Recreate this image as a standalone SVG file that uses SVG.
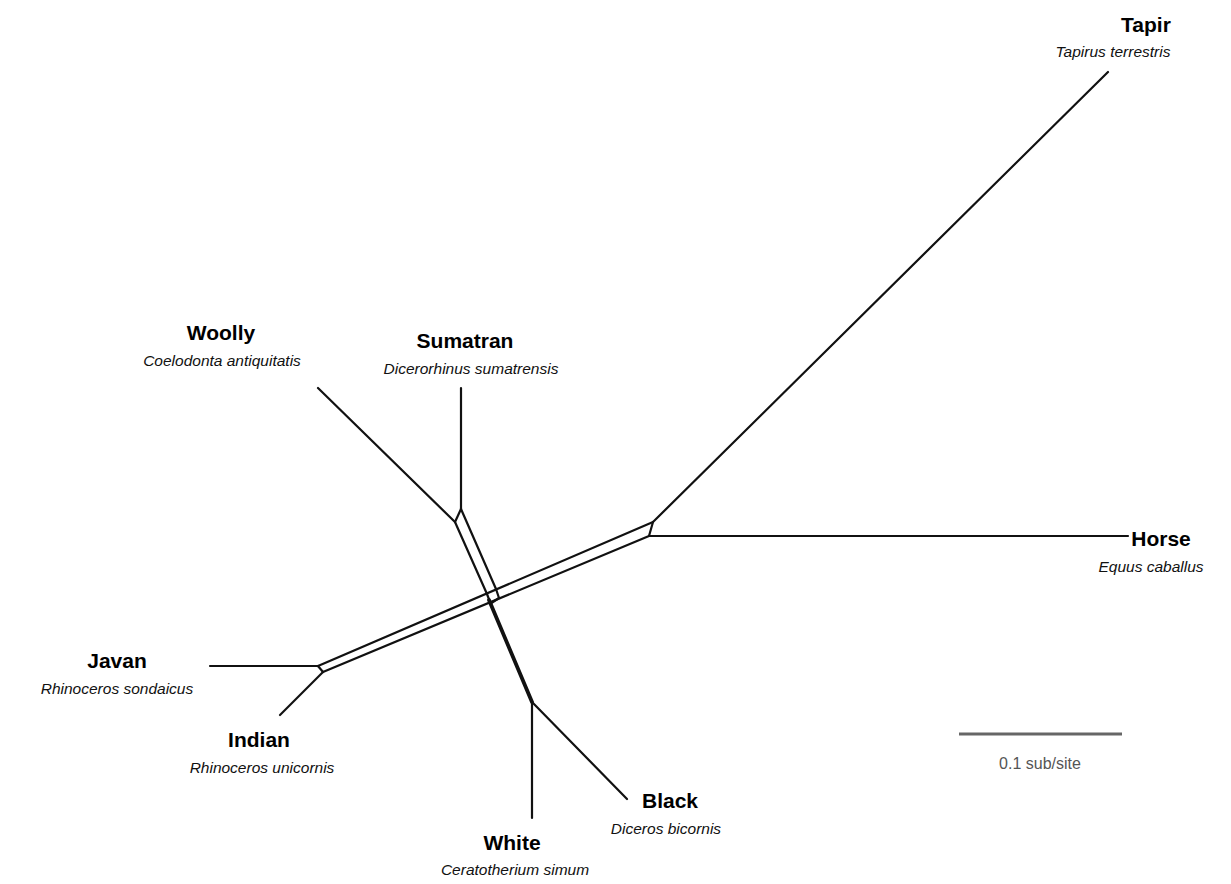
<svg xmlns="http://www.w3.org/2000/svg" width="1231" height="884" viewBox="0 0 1231 884">
<style>
.e{stroke:#111;stroke-width:2.2;fill:none;stroke-linecap:round;stroke-linejoin:round}
.thick{stroke:#111;stroke-width:3.8;fill:none;stroke-linecap:round}
.n{font-family:"Liberation Sans",Arial,sans-serif;font-weight:bold;font-size:21px;fill:#000;text-anchor:middle}
.s{font-family:"Liberation Sans",Arial,sans-serif;font-style:italic;font-size:15.5px;fill:#111;text-anchor:middle}
.sc{font-family:"Liberation Sans",Arial,sans-serif;font-size:16px;fill:#555;text-anchor:middle}
</style>
<rect width="1231" height="884" fill="#fff"/>
<g id="connectors">
<line class="e" x1="318" y1="666" x2="653" y2="522"/>
<line class="e" x1="323" y1="672" x2="649" y2="536"/>
<line class="e" x1="318" y1="666" x2="323" y2="672"/>
<line class="e" x1="653" y1="522" x2="649" y2="536"/>
<line class="e" x1="455" y1="522" x2="487" y2="594"/>
<line class="e" x1="461" y1="509" x2="496" y2="589"/>
<line class="e" x1="455" y1="522" x2="461" y2="509"/>
<line class="e" x1="487" y1="594" x2="490" y2="602"/>
<line class="e" x1="496" y1="589" x2="499" y2="598"/>
<line class="thick" x1="489" y1="600" x2="532" y2="702"/>
<line class="e" x1="499" y1="598" x2="490" y2="604"/>
<line class="e" x1="653" y1="522" x2="1108" y2="72"/>
<line class="e" x1="649" y1="536" x2="1128" y2="536"/>
<line class="e" x1="210" y1="666" x2="318" y2="666"/>
<line class="e" x1="323" y1="672" x2="280" y2="715"/>
<line class="e" x1="455" y1="522" x2="318" y2="388"/>
<line class="e" x1="461" y1="509" x2="461" y2="388"/>
<line class="e" x1="532" y1="702" x2="532" y2="818"/>
<line class="e" x1="532" y1="702" x2="627" y2="799"/>
</g>
<g id="tapir"><text class="n" x="1146" y="32">Tapir</text><text class="s" x="1113" y="57">Tapirus terrestris</text></g>
<g id="horse"><text class="n" x="1161" y="546">Horse</text><text class="s" x="1151" y="572">Equus caballus</text></g>
<g id="sumatran"><text class="n" x="465" y="348">Sumatran</text><text class="s" x="471" y="374">Dicerorhinus sumatrensis</text></g>
<g id="woolly"><text class="n" x="221" y="340">Woolly</text><text class="s" x="222" y="366">Coelodonta antiquitatis</text></g>
<g id="javan"><text class="n" x="117" y="668">Javan</text><text class="s" x="117" y="694">Rhinoceros sondaicus</text></g>
<g id="indian"><text class="n" x="259" y="747">Indian</text><text class="s" x="262" y="773">Rhinoceros unicornis</text></g>
<g id="black"><text class="n" x="670" y="808">Black</text><text class="s" x="666" y="834">Diceros bicornis</text></g>
<g id="white"><text class="n" x="512" y="850">White</text><text class="s" x="515" y="875">Ceratotherium simum</text></g>
<g id="scale"><line x1="959" y1="734" x2="1122" y2="734" stroke="#666" stroke-width="3"/><text class="sc" x="1040" y="769">0.1 sub/site</text></g>
</svg>
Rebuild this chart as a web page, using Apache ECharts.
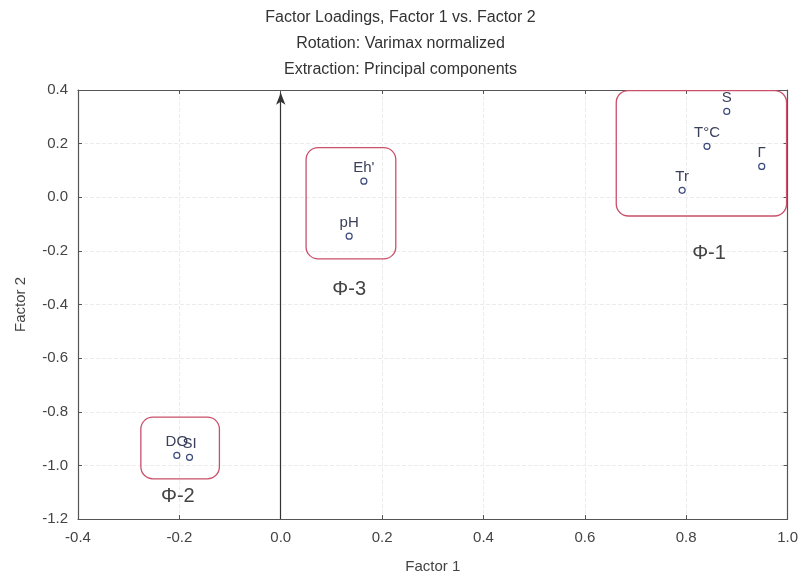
<!DOCTYPE html>
<html><head><meta charset="utf-8">
<script src="https://cdn.jsdelivr.net/npm/echarts@6/dist/echarts.min.js"></script>
<style>html,body{margin:0;padding:0;background:#fff}#c{width:801px;height:579px}</style>
</head><body><div id="c"></div>
<script>
const names = ['S', 'T°C', 'Γ', 'Tr', "Eh'", 'pH', 'DO', 'SI'];
const factor1 = [0.880, 0.841, 0.949, 0.792, 0.164, 0.135, -0.205, -0.180];
const factor2 = [0.320, 0.190, 0.115, 0.026, 0.060, -0.145, -0.963, -0.970];
const groupNames = ['Φ-1', 'Φ-3', 'Φ-2'];
const groupX0 = [0.662, 0.050, -0.276];
const groupX1 = [0.998, 0.227, -0.121];
const groupY0 = [-0.07, -0.23, -1.05];
const groupY1 = [0.398, 0.185, -0.82];
const groupLabelX = [0.845, 0.135, -0.203];
const groupLabelY = [-0.21, -0.345, -1.115];

const font = 'Liberation Sans, Arial, sans-serif';
const pts = names.map((n, i) => ({value: [factor1[i], factor2[i]], name: n}));
const groups = groupNames.map((n, i) => [groupX0[i], groupY0[i], groupX1[i], groupY1[i], groupLabelX[i], groupLabelY[i], i]);

const chart = echarts.init(document.getElementById('c'));
const axisCommon = {
  axisLine: {show: true, onZero: false, lineStyle: {color: '#555', width: 1.2}},
  axisTick: {show: true, inside: true, length: 4, lineStyle: {color: '#555'}},
};
chart.setOption({
  animation: false,
  backgroundColor: '#fff',
  title: {
    text: 'Factor Loadings, Factor 1 vs. Factor 2\nRotation: Varimax normalized\nExtraction: Principal components',
    left: 'center', top: 0,
    textStyle: {fontFamily: font, fontSize: 16, fontWeight: 'normal', color: '#333', lineHeight: 26}
  },
  grid: {left: 78, right: 9, top: 90, bottom: 56},
  xAxis: [{
    type: 'value', min: -0.4, max: 1.0, interval: 0.2, position: 'bottom',
    ...axisCommon,
    axisLabel: {fontFamily: font, fontSize: 15, color: '#444', margin: 11, formatter: v => v.toFixed(1)},
    splitLine: {show: true, lineStyle: {color: '#ececec', type: 'dashed'}},
    name: 'Factor 1', nameLocation: 'middle', nameGap: 40,
    nameTextStyle: {fontFamily: font, fontSize: 15, color: '#444'}
  }, {
    type: 'value', min: -0.4, max: 1.0, interval: 0.2, position: 'top',
    ...axisCommon, axisLabel: {show: false}, splitLine: {show: false}
  }],
  yAxis: [{
    type: 'value', min: -1.2, max: 0.4, interval: 0.2, position: 'left',
    ...axisCommon,
    axisLabel: {fontFamily: font, fontSize: 15, color: '#444', margin: 10, formatter: v => v.toFixed(1)},
    splitLine: {show: true, lineStyle: {color: '#ececec', type: 'dashed'}},
    name: 'Factor 2', nameLocation: 'middle', nameGap: 50,
    nameTextStyle: {fontFamily: font, fontSize: 15, color: '#444'}
  }, {
    type: 'value', min: -1.2, max: 0.4, interval: 0.2, position: 'right',
    ...axisCommon, axisLabel: {show: false}, splitLine: {show: false}
  }],
  series: [{
    type: 'custom',
    data: groups,
    renderItem: function (params, api) {
      const p0 = api.coord([api.value(0), api.value(3)]);
      const p1 = api.coord([api.value(2), api.value(1)]);
      const pl = api.coord([api.value(4), api.value(5)]);
      const idx = api.value(6);
      return {type: 'group', children: [{
        type: 'rect',
        shape: {x: p0[0], y: p0[1], width: p1[0] - p0[0], height: p1[1] - p0[1], r: 12},
        style: {fill: 'none', stroke: '#c9506a', lineWidth: 1.3}
      }, {
        type: 'text',
        style: {x: pl[0], y: pl[1], text: groupNames[idx], fill: '#444', font: '20px ' + font, textAlign: 'center', textVerticalAlign: 'middle'}
      }]};
    },
    z: 3
  }, {
    type: 'scatter',
    data: pts,
    symbol: 'circle', symbolSize: 6,
    itemStyle: {color: '#fff', borderColor: '#3b4a7c', borderWidth: 1.2, opacity: 1},
    label: {show: true, position: 'top', distance: 2, formatter: p => p.name,
      fontFamily: font, fontSize: 15, color: '#3a3f5a'},
    markLine: {
      silent: true, symbol: ['none', 'arrow'], symbolSize: [7, 12],
      lineStyle: {color: '#333', type: 'solid', width: 1.2},
      label: {show: false},
      data: [[{coord: [0, -1.2]}, {coord: [0, 0.39]}]]
    },
    z: 5
  }]
});
</script></body></html>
-------
### DIRECTIONS
Of the lines above, copy only those from the one holding "Rebuild this chart" to the one holding "const groups = groupNames.map((n, i)", both included, and exclude every image.

### ANSWER TO THIS EXERCISE
Rebuild this chart as a web page, using Apache ECharts.
<!DOCTYPE html>
<html><head><meta charset="utf-8">
<script src="https://cdn.jsdelivr.net/npm/echarts@6/dist/echarts.min.js"></script>
<style>html,body{margin:0;padding:0;background:#fff}#c{width:801px;height:579px}</style>
</head><body><div id="c"></div>
<script>
const names = ['S', 'T°C', 'Γ', 'Tr', "Eh'", 'pH', 'DO', 'SI'];
const factor1 = [0.880, 0.841, 0.949, 0.792, 0.164, 0.135, -0.205, -0.180];
const factor2 = [0.320, 0.190, 0.115, 0.026, 0.060, -0.145, -0.963, -0.970];
const groupNames = ['Φ-1', 'Φ-3', 'Φ-2'];
const groupX0 = [0.662, 0.050, -0.276];
const groupX1 = [0.998, 0.227, -0.121];
const groupY0 = [-0.07, -0.23, -1.05];
const groupY1 = [0.398, 0.185, -0.82];
const groupLabelX = [0.845, 0.135, -0.203];
const groupLabelY = [-0.21, -0.345, -1.115];

const font = 'Liberation Sans, Arial, sans-serif';
const pts = names.map((n, i) => ({value: [factor1[i], factor2[i]], name: n}));
const groups = groupNames.map((n, i) => [groupX0[i], groupY0[i], groupX1[i], groupY1[i], groupLabelX[i], groupLabelY[i], i]);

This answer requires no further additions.